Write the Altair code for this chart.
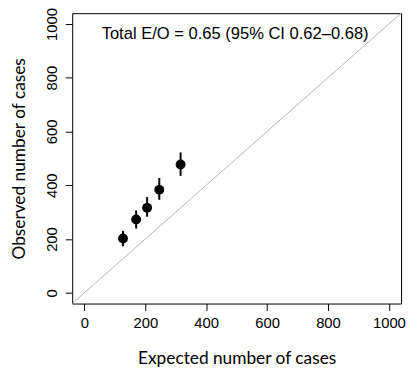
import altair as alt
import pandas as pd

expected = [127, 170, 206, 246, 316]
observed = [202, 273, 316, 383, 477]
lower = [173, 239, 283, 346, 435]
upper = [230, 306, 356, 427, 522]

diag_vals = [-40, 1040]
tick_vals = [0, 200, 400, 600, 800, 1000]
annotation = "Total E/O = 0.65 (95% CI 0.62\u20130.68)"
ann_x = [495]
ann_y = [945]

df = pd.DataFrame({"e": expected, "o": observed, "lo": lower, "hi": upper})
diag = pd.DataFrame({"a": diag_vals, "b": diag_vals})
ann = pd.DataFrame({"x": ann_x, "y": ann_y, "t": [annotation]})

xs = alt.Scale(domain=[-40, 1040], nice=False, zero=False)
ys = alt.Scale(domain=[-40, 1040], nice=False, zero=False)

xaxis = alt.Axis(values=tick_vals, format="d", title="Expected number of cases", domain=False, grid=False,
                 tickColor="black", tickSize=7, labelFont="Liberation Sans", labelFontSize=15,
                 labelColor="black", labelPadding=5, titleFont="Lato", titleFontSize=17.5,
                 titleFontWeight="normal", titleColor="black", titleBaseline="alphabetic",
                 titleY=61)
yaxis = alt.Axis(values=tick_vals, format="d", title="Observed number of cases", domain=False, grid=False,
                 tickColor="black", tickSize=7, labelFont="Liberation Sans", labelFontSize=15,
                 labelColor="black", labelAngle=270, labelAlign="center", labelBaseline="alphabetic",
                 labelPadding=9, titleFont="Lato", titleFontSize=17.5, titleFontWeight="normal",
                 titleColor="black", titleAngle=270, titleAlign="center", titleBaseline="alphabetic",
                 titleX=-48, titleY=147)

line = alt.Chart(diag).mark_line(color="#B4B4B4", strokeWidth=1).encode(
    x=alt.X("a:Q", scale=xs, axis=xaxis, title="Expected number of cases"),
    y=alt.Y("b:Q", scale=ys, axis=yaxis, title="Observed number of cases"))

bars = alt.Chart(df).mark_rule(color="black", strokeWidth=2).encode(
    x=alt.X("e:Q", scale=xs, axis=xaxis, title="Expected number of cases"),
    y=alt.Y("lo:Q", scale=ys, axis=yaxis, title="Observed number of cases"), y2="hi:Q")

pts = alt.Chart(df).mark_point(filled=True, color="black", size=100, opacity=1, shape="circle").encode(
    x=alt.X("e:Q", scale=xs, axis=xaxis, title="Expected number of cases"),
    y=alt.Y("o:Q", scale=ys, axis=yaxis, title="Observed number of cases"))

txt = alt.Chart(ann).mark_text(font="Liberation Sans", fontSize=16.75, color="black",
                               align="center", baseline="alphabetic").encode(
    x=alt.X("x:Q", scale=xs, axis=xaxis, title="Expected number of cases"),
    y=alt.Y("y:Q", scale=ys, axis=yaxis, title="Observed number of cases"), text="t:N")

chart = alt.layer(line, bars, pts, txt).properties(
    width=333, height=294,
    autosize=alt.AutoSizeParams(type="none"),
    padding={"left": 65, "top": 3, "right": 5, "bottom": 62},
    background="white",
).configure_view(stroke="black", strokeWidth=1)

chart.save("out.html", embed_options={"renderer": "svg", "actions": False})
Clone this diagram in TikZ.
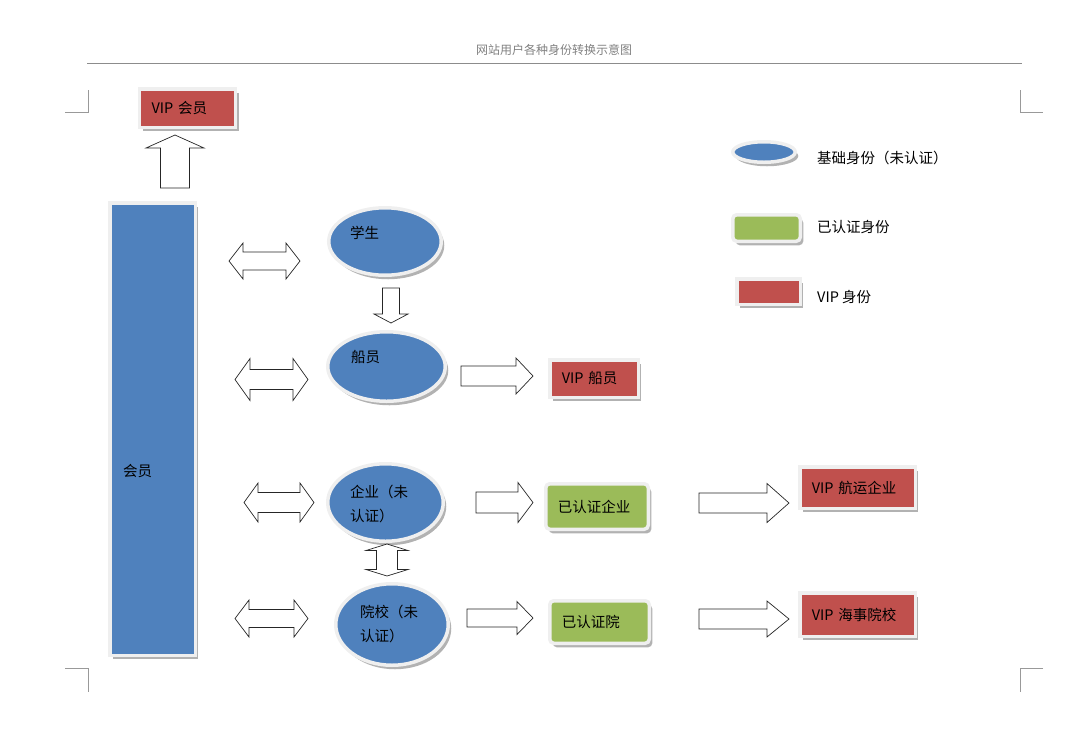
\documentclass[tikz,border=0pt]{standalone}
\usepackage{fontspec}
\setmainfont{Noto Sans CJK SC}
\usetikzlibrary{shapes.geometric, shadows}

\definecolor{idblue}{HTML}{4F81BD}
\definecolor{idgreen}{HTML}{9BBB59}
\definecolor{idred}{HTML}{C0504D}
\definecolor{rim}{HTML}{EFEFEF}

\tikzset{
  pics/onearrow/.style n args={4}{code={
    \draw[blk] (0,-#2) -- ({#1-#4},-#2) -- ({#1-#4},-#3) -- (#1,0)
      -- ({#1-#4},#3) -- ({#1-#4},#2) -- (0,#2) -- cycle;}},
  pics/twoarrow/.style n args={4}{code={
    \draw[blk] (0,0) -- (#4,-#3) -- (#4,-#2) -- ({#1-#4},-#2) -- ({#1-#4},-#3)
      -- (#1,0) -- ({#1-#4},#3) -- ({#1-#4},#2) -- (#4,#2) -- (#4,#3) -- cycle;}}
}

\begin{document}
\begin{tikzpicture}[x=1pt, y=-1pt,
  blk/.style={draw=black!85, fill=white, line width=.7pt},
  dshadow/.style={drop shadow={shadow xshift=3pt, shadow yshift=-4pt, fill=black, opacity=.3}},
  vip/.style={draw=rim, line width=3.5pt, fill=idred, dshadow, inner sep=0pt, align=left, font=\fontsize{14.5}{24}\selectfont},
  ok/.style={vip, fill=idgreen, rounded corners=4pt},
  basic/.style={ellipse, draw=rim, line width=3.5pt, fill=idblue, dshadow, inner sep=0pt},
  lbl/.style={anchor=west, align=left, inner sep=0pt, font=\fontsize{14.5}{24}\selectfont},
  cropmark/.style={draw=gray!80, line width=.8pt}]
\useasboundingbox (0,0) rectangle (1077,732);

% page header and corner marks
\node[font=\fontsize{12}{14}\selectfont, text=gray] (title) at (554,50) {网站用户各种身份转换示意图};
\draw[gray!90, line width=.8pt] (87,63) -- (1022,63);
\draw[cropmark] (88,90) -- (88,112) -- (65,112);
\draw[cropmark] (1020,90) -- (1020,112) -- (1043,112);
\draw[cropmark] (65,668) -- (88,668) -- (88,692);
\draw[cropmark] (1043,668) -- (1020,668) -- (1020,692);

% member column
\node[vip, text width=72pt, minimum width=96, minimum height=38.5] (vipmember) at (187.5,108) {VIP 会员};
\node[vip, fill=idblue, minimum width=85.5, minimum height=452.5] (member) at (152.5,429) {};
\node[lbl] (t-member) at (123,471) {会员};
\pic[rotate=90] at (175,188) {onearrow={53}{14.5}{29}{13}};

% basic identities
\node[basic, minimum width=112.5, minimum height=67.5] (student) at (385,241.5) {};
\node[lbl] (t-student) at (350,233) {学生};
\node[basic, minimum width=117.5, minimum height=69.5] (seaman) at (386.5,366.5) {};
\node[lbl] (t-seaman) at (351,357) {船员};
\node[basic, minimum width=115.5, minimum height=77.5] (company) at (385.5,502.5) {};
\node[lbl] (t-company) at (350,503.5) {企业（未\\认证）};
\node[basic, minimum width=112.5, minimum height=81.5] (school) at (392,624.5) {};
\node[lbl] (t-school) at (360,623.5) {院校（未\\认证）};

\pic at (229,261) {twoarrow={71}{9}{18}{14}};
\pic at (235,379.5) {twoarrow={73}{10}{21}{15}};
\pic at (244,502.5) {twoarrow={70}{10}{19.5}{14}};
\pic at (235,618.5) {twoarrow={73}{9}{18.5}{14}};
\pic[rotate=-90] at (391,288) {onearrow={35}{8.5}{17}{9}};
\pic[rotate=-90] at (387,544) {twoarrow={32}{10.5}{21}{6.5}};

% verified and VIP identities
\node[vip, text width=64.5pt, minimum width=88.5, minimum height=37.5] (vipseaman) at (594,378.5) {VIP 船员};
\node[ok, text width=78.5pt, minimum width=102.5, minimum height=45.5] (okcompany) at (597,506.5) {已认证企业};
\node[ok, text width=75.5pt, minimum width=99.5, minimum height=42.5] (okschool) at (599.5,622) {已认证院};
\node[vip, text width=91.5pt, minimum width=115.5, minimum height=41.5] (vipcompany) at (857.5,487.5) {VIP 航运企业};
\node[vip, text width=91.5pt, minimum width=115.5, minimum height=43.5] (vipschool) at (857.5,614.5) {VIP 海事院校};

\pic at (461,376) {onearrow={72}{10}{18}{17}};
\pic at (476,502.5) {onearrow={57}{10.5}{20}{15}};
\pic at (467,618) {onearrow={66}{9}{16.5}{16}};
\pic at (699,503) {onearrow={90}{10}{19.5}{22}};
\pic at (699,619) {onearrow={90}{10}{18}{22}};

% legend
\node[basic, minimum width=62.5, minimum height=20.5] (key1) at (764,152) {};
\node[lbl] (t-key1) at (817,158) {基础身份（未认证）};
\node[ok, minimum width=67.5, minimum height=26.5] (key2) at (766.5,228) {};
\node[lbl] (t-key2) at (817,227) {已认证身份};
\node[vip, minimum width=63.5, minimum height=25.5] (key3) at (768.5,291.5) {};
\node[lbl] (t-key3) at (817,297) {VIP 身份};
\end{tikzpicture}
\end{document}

* **Your goal**
Reproduce the data above word for word from its first line through the line that holds "upper = [230, 306, 356, 427, 522]", both ends included; skip pictures.

* **Answer for the task**
Write the Altair code for this chart.
import altair as alt
import pandas as pd

expected = [127, 170, 206, 246, 316]
observed = [202, 273, 316, 383, 477]
lower = [173, 239, 283, 346, 435]
upper = [230, 306, 356, 427, 522]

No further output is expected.